[BOUNTY - $500] Llama.cpp inference engine

exo-explore / exo

Run your own AI cluster at home with everyday devices 📱💻 🖥️⌚

GNU General Public License v3.0

6.56k stars 342 forks source link

[BOUNTY - $500] Llama.cpp inference engine #167

Open AlexCheema opened 3 weeks ago

AlexCheema commented 3 weeks ago

it should automatically detect the best device to run on
We should require 0 manual configuration from the user, by default llama.cpp for example requires specifying the device

danny-avila commented 2 weeks ago

Thanks @AlexCheema

Myself and many others likely only have windows systems, and llama.cpp is practically the only option.

MLX is macOS and tinygrad:

Windows support has been dropped to focus on Linux and Mac OS. Some functionality may work on Windows but no support will be provided, use WSL instead. source: https://github.com/tinygrad/tinygrad/releases/tag/v0.7.0

For this opening statement to be true, it would need to include windows-based systems, especially old gaming rigs.

Forget expensive NVIDIA GPUs, unify your existing devices into one powerful GPU: iPhone, iPad, Android, Mac, Linux, pretty much any device!
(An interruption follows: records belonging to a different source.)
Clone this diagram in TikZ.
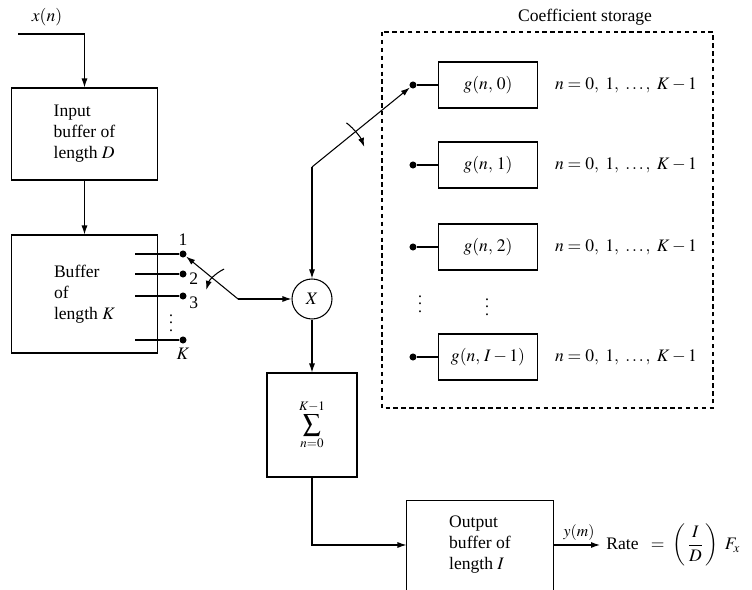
\documentclass[tikz,border=0pt]{standalone}
\usepackage{amsmath}
\usepackage{mathptmx}
\usepackage{fontspec}
\setmainfont{Liberation Serif}
\usepackage{tikz}
\usetikzlibrary{arrows.meta, positioning, calc}

\begin{document}
\begin{tikzpicture}[x=0.02cm, y=-0.02cm, font=\normalsize, semithick,
    >={Latex[length=1.8mm, width=1.2mm]},
    tap/.style={circle, fill, inner sep=0pt, minimum size=4pt},
    gbox/.style={draw, minimum width=1.98cm, minimum height=0.92cm},
    buf/.style={draw, align=left, minimum width=2.92cm},
    vdts/.style={inner sep=0pt, font=\small}]
  \useasboundingbox (0,0) rectangle (752,590);

  % Input buffer and x(n)
  \node[buf, minimum height=1.84cm] (inbuf) at (84.5,134) {Input\\buffer of\\length $D$};
  \coordinate (xin) at (18,34);
  \node (xlab) at (47,17) {$x(n)$};
  \draw[->] (xin) -| (inbuf.north);

  % Buffer of length K with its taps
  \node[buf, minimum height=2.36cm] (bufK) at (84.5,294) {Buffer\\of\\length $K$};
  \draw[->] (inbuf) -- (bufK);
  \foreach \ypos/\tname in {254/1, 274/2, 296/3, 340/K} {
    \node[tap] (tap\tname) at (183,\ypos) {};
    \draw ([xshift=-0.96cm]tap\tname.center) -- (tap\tname);
  }
  \node[above=1pt of tap1, inner sep=1pt] (lab1) {1};
  \node[right=0pt of tap2, yshift=-2.5pt, inner sep=1pt] (lab2) {2};
  \node[right=0pt of tap3, yshift=-4pt, inner sep=1pt] (lab3) {3};
  \node[below=1pt of tapK, inner sep=1pt] (labK) {$K$};
  \node[vdts] (tapdots) at (171,318) {$\vdots$};

  % Input switch and multiplier
  \node[draw, circle, minimum size=0.8cm, inner sep=0pt] (mult) at (312,299) {$X$};
  \coordinate (swA) at (238,299);
  \draw[->] (swA) -- (tap1);
  \draw[->] (swA) -- (mult);
  \draw[->] ([shift={(245:33)}]swA) arc[start angle=245, end angle=196, radius=33];

  % Coefficient storage
  \draw[dashed, dash pattern=on 2.5pt off 2pt] (382,32) rectangle (713,408);
  \node (cstitle) at (585,17) {Coefficient storage};
  \foreach \ypos/\gidx/\gname in {85/0/0, 165/1/1, 247/2/2, 357/I-1/3} {
    \node[gbox] (g\gname) at (488,\ypos) {$g(n,\,\gidx)$};
    \node[tap] (gd\gname) at (413,\ypos) {};
    \draw (gd\gname) -- (g\gname);
    \node (rng\gname) at (626,\ypos) {$n = 0,\ 1,\ \ldots,\ K - 1$};
  }
  \node[vdts] (gddots) at (420,299) {$\vdots$};
  \node[vdts] (gdots) at (487,302) {$\vdots$};

  % Coefficient switch
  \coordinate (swB) at (312,167);
  \draw[->] (swB) -- (mult);
  \draw[->] (swB) -- (gd0);
  \draw[->] ([shift={(308:56)}]swB) arc[start angle=308, end angle=339, radius=56];

  % Accumulator
  \node[draw, minimum width=1.8cm, minimum height=2.08cm] (sum) at (312,425) {$\displaystyle\sum_{n=0}^{K-1}$};
  \draw[->] (mult) -- (sum);

  % Output buffer (bottom edge runs off the page)
  \node[align=left, minimum width=2.92cm, minimum height=1.76cm] (outbuf) at (480,545) {Output\\buffer of\\length $I$};
  \draw ([yshift=-0.4cm]outbuf.south west) -- (outbuf.north west)
    -- (outbuf.north east) -- ([yshift=-0.4cm]outbuf.south east);
  \draw[->] (sum) |- (outbuf);
  \node[anchor=west] (rate) at (600,545) {Rate\ ${}\;=\;\left(\,\dfrac{I}{D}\,\right)\;F_x$};
  \draw[->] (outbuf) -- (rate) node[pos=0.55, above=-1pt, font=\small] {$y(m)$};
\end{tikzpicture}
\end{document}
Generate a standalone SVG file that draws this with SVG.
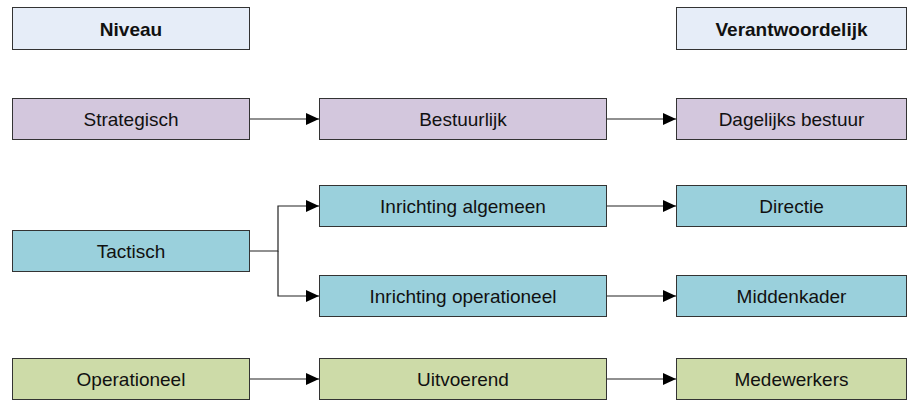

At the very least, a thorough guide on setting up tinygrad via WSL/WSL2 would be appreciated, because this is your only documentation:

Example Usage on Multiple MacOS Devices

bayedieng commented 2 weeks ago

I'd like to look into this. Adjacently, llamafiles might be worth looking into as they are binaries able to run on multiple desktop OSes without any configuration. Though I'm not sure about Android or IOS support.

AlexCheema commented 2 weeks ago

I'd like to look into this. Adjacently, llamafiles might be worth looking into as they are binaries able to run on multiple desktop OSes without any configuration. Though I'm not sure about Android or IOS support.

Go for it!

AlexCheema commented 2 weeks ago

@bayedieng I'd recommend looking at https://github.com/abetlen/llama-cpp-python -- it should hopefully be low level enough to do what we need to do. Also, I'd recommend looking at https://github.com/exo-explore/exo/pull/139 for a minimal implementation of an inference engine that doesn't require explicitly defining every model -- it's a general solution.

bayedieng commented 2 weeks ago

Thanks for the suggestion. Yeah I had already seen the python bindings and went ahead and began a draft PR.

thegodone commented 10 hours ago

I wonder if WebGPU can be plugged on top of Llama.cpp via this https://github.com/AnswerDotAI/gpu.cpp wrapper ?